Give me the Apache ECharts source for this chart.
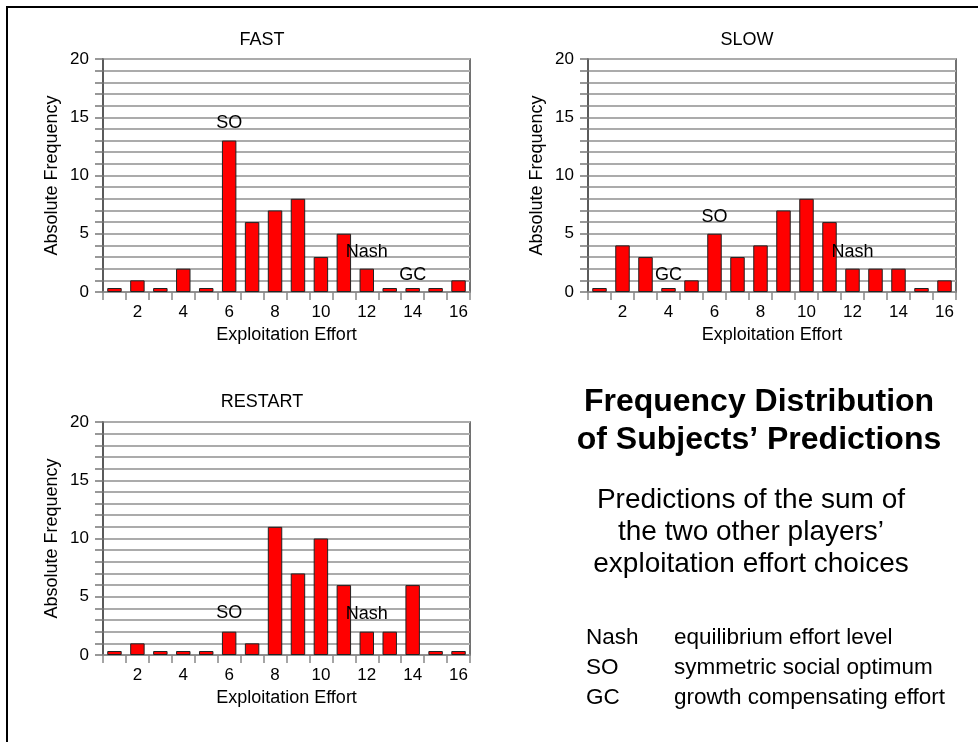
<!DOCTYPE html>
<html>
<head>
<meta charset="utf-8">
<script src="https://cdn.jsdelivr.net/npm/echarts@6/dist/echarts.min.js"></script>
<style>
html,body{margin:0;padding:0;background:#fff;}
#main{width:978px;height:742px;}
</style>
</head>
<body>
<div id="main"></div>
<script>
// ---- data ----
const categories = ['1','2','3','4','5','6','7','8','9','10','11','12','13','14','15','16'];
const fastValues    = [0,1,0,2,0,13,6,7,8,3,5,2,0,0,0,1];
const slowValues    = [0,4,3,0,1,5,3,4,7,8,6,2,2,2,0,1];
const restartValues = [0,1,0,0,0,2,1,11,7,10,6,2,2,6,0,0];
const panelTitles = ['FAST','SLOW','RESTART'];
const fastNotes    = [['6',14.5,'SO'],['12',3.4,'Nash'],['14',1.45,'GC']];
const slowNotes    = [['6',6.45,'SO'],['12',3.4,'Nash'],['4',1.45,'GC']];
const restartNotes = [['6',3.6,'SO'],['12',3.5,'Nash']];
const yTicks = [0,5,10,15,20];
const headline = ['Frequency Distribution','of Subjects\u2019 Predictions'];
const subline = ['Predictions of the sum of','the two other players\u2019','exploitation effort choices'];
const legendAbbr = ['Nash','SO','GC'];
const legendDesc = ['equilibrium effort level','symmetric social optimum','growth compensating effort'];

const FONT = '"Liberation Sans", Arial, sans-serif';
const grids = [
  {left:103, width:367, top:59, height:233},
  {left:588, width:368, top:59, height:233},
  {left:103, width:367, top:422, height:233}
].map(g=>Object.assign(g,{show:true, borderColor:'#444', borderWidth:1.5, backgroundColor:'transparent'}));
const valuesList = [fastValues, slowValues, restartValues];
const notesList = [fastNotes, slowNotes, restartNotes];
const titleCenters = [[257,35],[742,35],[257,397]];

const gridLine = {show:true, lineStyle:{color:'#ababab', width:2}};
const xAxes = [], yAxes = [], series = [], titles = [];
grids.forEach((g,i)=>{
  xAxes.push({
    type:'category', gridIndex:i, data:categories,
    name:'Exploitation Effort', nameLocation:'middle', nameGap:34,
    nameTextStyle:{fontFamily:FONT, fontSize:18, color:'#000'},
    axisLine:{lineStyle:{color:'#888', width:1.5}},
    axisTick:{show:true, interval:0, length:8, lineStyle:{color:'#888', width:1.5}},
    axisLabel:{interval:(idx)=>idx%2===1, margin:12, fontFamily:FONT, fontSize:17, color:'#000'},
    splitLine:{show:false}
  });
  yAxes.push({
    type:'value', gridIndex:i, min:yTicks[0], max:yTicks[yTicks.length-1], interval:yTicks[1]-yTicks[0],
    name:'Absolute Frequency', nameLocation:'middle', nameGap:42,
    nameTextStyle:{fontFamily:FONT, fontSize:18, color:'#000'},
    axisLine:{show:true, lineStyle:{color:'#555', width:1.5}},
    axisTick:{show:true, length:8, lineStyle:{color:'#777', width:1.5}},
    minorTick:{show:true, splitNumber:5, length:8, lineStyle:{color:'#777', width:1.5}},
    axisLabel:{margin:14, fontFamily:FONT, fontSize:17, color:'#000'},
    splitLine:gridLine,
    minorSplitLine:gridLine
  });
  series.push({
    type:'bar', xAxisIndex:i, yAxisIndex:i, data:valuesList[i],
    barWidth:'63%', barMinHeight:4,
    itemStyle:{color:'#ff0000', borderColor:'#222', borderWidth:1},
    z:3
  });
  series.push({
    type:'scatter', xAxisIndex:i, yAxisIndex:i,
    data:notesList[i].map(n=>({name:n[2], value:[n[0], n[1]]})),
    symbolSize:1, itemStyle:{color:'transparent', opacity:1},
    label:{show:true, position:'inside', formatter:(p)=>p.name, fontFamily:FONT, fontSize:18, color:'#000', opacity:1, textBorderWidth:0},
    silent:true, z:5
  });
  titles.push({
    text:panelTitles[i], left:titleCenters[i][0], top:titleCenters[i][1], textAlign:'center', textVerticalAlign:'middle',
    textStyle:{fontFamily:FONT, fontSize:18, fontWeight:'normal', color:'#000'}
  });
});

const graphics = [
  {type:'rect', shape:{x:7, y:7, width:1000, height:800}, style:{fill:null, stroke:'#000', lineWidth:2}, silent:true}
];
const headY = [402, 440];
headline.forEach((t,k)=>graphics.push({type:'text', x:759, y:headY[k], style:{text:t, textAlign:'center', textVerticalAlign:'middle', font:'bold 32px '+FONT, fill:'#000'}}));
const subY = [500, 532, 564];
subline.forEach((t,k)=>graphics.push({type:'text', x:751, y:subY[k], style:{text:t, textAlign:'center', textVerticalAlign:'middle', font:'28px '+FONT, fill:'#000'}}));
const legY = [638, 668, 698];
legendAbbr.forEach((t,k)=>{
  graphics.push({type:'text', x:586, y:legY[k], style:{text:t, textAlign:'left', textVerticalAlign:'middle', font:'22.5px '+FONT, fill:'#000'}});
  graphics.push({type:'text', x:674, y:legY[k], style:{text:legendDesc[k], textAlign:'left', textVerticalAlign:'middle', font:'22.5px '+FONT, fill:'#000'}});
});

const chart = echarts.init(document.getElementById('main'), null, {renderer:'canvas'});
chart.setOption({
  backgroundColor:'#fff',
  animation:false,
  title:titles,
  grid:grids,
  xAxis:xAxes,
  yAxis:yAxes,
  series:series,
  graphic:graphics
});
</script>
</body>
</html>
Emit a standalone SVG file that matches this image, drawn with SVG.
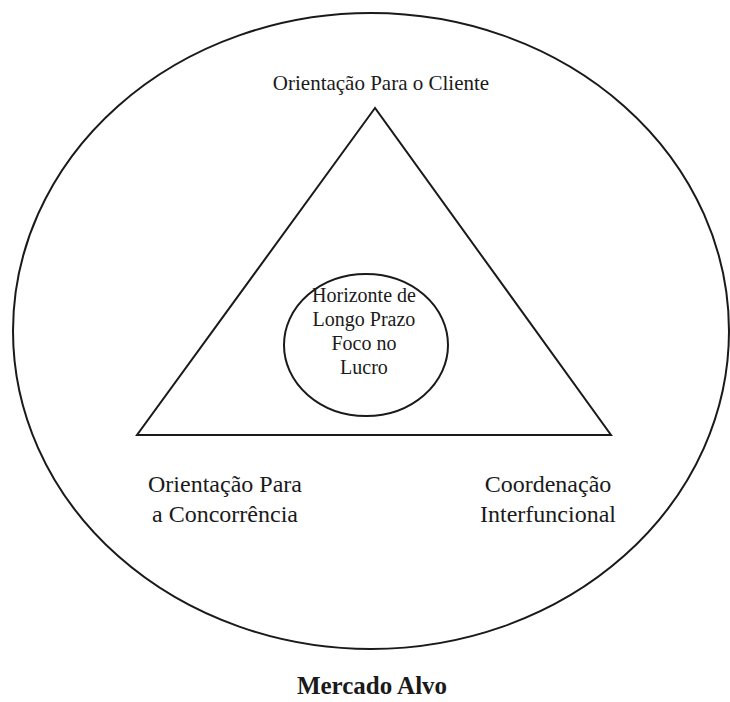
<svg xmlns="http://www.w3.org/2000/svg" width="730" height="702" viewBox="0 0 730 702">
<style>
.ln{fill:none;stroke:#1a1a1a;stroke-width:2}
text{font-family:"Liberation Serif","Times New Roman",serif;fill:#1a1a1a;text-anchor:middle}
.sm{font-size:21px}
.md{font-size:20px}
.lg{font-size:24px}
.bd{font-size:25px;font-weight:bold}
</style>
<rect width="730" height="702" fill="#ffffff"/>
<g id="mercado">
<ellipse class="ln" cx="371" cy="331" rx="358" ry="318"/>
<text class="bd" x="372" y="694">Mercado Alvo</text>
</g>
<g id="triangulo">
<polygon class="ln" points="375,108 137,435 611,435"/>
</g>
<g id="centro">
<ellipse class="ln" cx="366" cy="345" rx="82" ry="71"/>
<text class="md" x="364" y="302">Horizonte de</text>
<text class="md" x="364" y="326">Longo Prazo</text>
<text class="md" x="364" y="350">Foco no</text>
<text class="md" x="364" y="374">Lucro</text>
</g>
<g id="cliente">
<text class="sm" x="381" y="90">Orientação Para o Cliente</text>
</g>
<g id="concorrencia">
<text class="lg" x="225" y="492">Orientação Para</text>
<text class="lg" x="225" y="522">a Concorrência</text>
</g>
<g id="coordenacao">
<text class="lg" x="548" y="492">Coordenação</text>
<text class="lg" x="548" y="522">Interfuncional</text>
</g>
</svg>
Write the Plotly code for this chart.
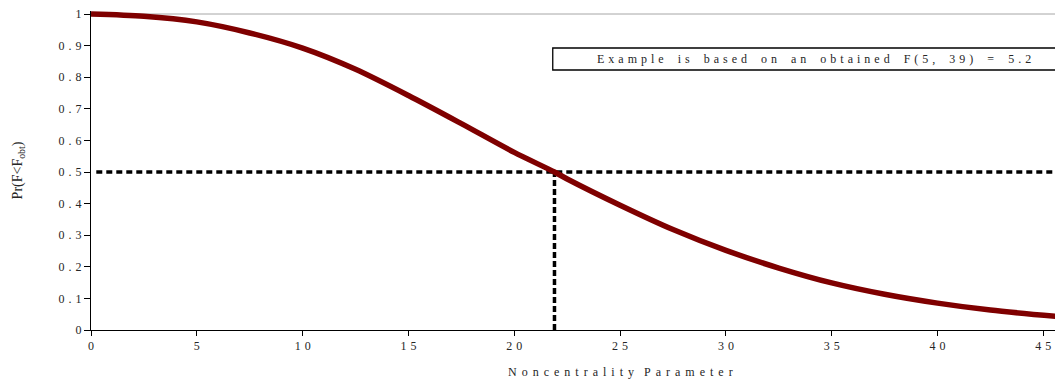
══════════
**TASK DESCRIPTION**
Repeat the lines exactly as they stand, from the opening line of the data through the line with "const legendDesc = ['equilibrium". Pictures stay out of the copy.

**ANSWER**
Give me the Apache ECharts source for this chart.
<!DOCTYPE html>
<html>
<head>
<meta charset="utf-8">
<script src="https://cdn.jsdelivr.net/npm/echarts@6/dist/echarts.min.js"></script>
<style>
html,body{margin:0;padding:0;background:#fff;}
#main{width:978px;height:742px;}
</style>
</head>
<body>
<div id="main"></div>
<script>
// ---- data ----
const categories = ['1','2','3','4','5','6','7','8','9','10','11','12','13','14','15','16'];
const fastValues    = [0,1,0,2,0,13,6,7,8,3,5,2,0,0,0,1];
const slowValues    = [0,4,3,0,1,5,3,4,7,8,6,2,2,2,0,1];
const restartValues = [0,1,0,0,0,2,1,11,7,10,6,2,2,6,0,0];
const panelTitles = ['FAST','SLOW','RESTART'];
const fastNotes    = [['6',14.5,'SO'],['12',3.4,'Nash'],['14',1.45,'GC']];
const slowNotes    = [['6',6.45,'SO'],['12',3.4,'Nash'],['4',1.45,'GC']];
const restartNotes = [['6',3.6,'SO'],['12',3.5,'Nash']];
const yTicks = [0,5,10,15,20];
const headline = ['Frequency Distribution','of Subjects\u2019 Predictions'];
const subline = ['Predictions of the sum of','the two other players\u2019','exploitation effort choices'];
const legendAbbr = ['Nash','SO','GC'];
const legendDesc = ['equilibrium effort level','symmetric social optimum','growth compensating effort'];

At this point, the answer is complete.